C’est bien d’une guerre idéologique et sociale dont il s’agit, d'un pouvoir dans une démocratie qui ne change jamais de main. Macron, comme Michel, comme Reynders, comme Bacquelaine croit à une mission de transformation du pays. À quoi ? Mais aux impératifs commandés par la mondialisation de l’économie, sans même se demander si cette transformation est un fléau pour beaucoup et s’il est possible d’y soustraire la population la plus vulnérable.
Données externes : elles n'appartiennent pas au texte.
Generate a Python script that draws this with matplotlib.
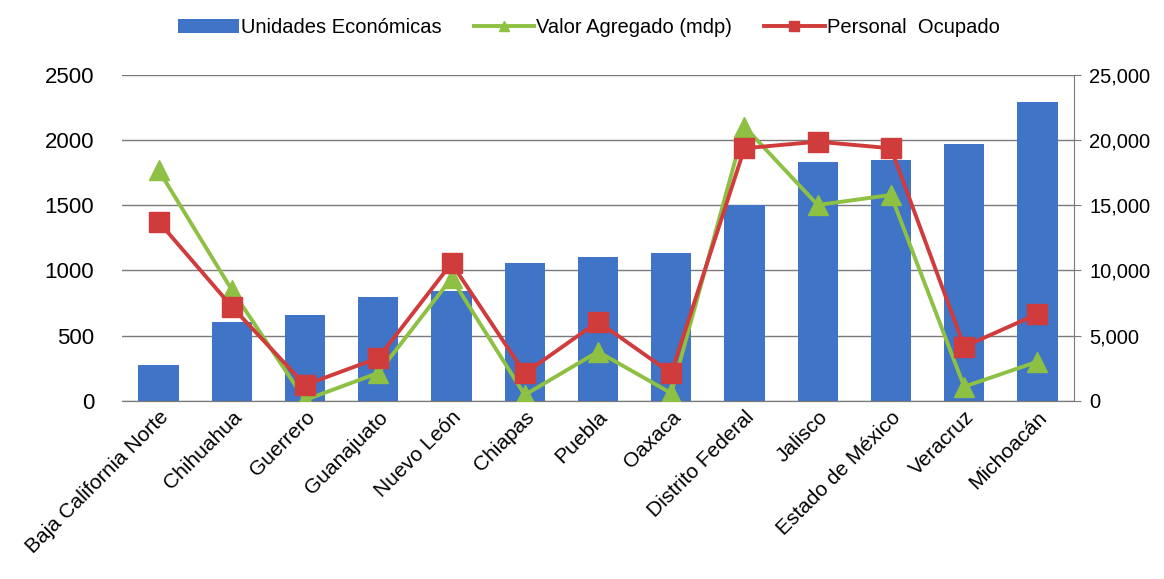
import numpy as np
import matplotlib
matplotlib.use("Agg")
import matplotlib.pyplot as plt

plt.rcParams['font.family'] = ['Liberation Sans', 'DejaVu Sans']

estados = ["Baja California Norte", "Chihuahua", "Guerrero", "Guanajuato",
           "Nuevo León", "Chiapas", "Puebla", "Oaxaca", "Distrito Federal",
           "Jalisco", "Estado de México", "Veracruz", "Michoacán"]
unidades = [274, 602, 658, 793, 842, 1054, 1105, 1131, 1500, 1831, 1846, 1969, 2292]
valor_agregado = [17700, 8500, 50, 2130, 9400, 440, 3760, 570, 21030, 15020, 15790, 1075, 2990]
personal = [13740, 7215, 1205, 3280, 10545, 2100, 6064, 2100, 19374, 19880, 19374, 4145, 6655]

blue = "#3F74C6"
green = "#8DC043"
red = "#D03B3B"

fig = plt.figure(figsize=(11.64, 5.79), dpi=100)
ax = fig.add_axes([0.1048, 0.308, 0.8179, 0.5625])
ax2 = ax.twinx()

x = np.arange(len(estados))
bars = ax.bar(x, unidades, width=0.55, color=blue, zorder=2, label="Unidades Económicas")
ax.set_ylim(0, 2500)
ax.set_yticks(np.arange(0, 2501, 500))
ax.set_xlim(-0.5, len(estados) - 0.5)
ax.yaxis.grid(True, color="#7a7a7a", linewidth=1.0, zorder=0)
ax.set_axisbelow(True)
ax.tick_params(axis="y", length=0, labelsize=16, pad=20)
ax.tick_params(axis="x", length=0, labelsize=15, pad=5)
ax.set_xticks(x)
ax.set_xticklabels(estados, rotation=45, ha="right", rotation_mode="anchor")

l1, = ax2.plot(x, valor_agregado, color=green, linewidth=2.8, marker="^",
               markersize=15, label="Valor Agregado (mdp)", zorder=3)
l2, = ax2.plot(x, personal, color=red, linewidth=2.8, marker="s",
               markersize=14, label="Personal  Ocupado", zorder=4)
ax2.set_ylim(0, 25000)
ax2.set_yticks(np.arange(0, 25001, 5000))
ax2.set_yticklabels([f"{v:,}" for v in range(0, 25001, 5000)])
ax2.tick_params(axis="y", labelsize=14.5, length=5, color="#7a7a7a", pad=6)

for a in (ax, ax2):
    a.spines["top"].set_visible(False)
    a.spines["left"].set_visible(False)
    a.spines["right"].set_visible(False)
    a.spines["bottom"].set_color("#7a7a7a")
ax2.spines["right"].set_visible(True)
ax2.spines["right"].set_color("#7a7a7a")

fig.legend(handles=[bars, l1, l2], loc="upper center", bbox_to_anchor=(0.506, 1.0),
           ncol=3, frameon=False, fontsize=14.5, handlelength=3.0, handletextpad=0.1,
           columnspacing=1.6, markerscale=0.5)

fig.savefig("out.png", dpi=100)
Au-delà du bon plaisir et du gendarme illégal sous haute protection, l’infantile Benalla est le Berger malinois d’un monde prétextant l’impératif économique face aux réfractaires qui refusent la malléabilité libérale.
Au pouvoir de planer en toute jouissance des droits que l’argent confère, aux autres d’accepter la hiérarchie sociale, la nécessité des réformes nécessitant des plans sociaux, avec la récompense à la clé sous la forme d’une modernisation heureuse, à condition d’accepter le sort momentanément accablant.
Finalement on se fout bien au sommet, de ce que pense Benalla, on trouve même que se tailler une place dans l’opposition à un cortège ouvrier à coups de pied dans le ventre d’un manifestant par terre est tout à fait naturel, s’il n’avait pas été filmé. Mais son symbole, ce qu’il représente, le bras armé du droit de la planète Macron, on touche là au sacré. Et ça, personne n’aura le droit d’en disputer la continuité au pouvoir.
Emmanuel Macron incarne une espérance de libéralisme dans les « forces-vives » d’un vieux pays d’histoire et de conquête. Il a tout simplement chaussé des escarpins à la place des sabots de Péguy, ce héros chrétien mort en 14, qui parla tant des gens du peuple, comme on encense une élite priant Dieu pour la Patrie et acceptant le travail aussi modeste soit-il comme une contribution, un doux labeur aux grandeurs de la France.
Sauf que Péguy ne savait pas très bien ce qu’était le peuple et Macron non plus.
Il y a chez les gens de pouvoir aujourd’hui, Macron, mais aussi les Michel et toute la noria libérale une conviction rare d’être dans le vrai, qui prouve combien le social-libéralisme s’est trompé et en se trompant à trompé tout le peuple, lorsque le PS s’est associé à ce crime de l’inconscience.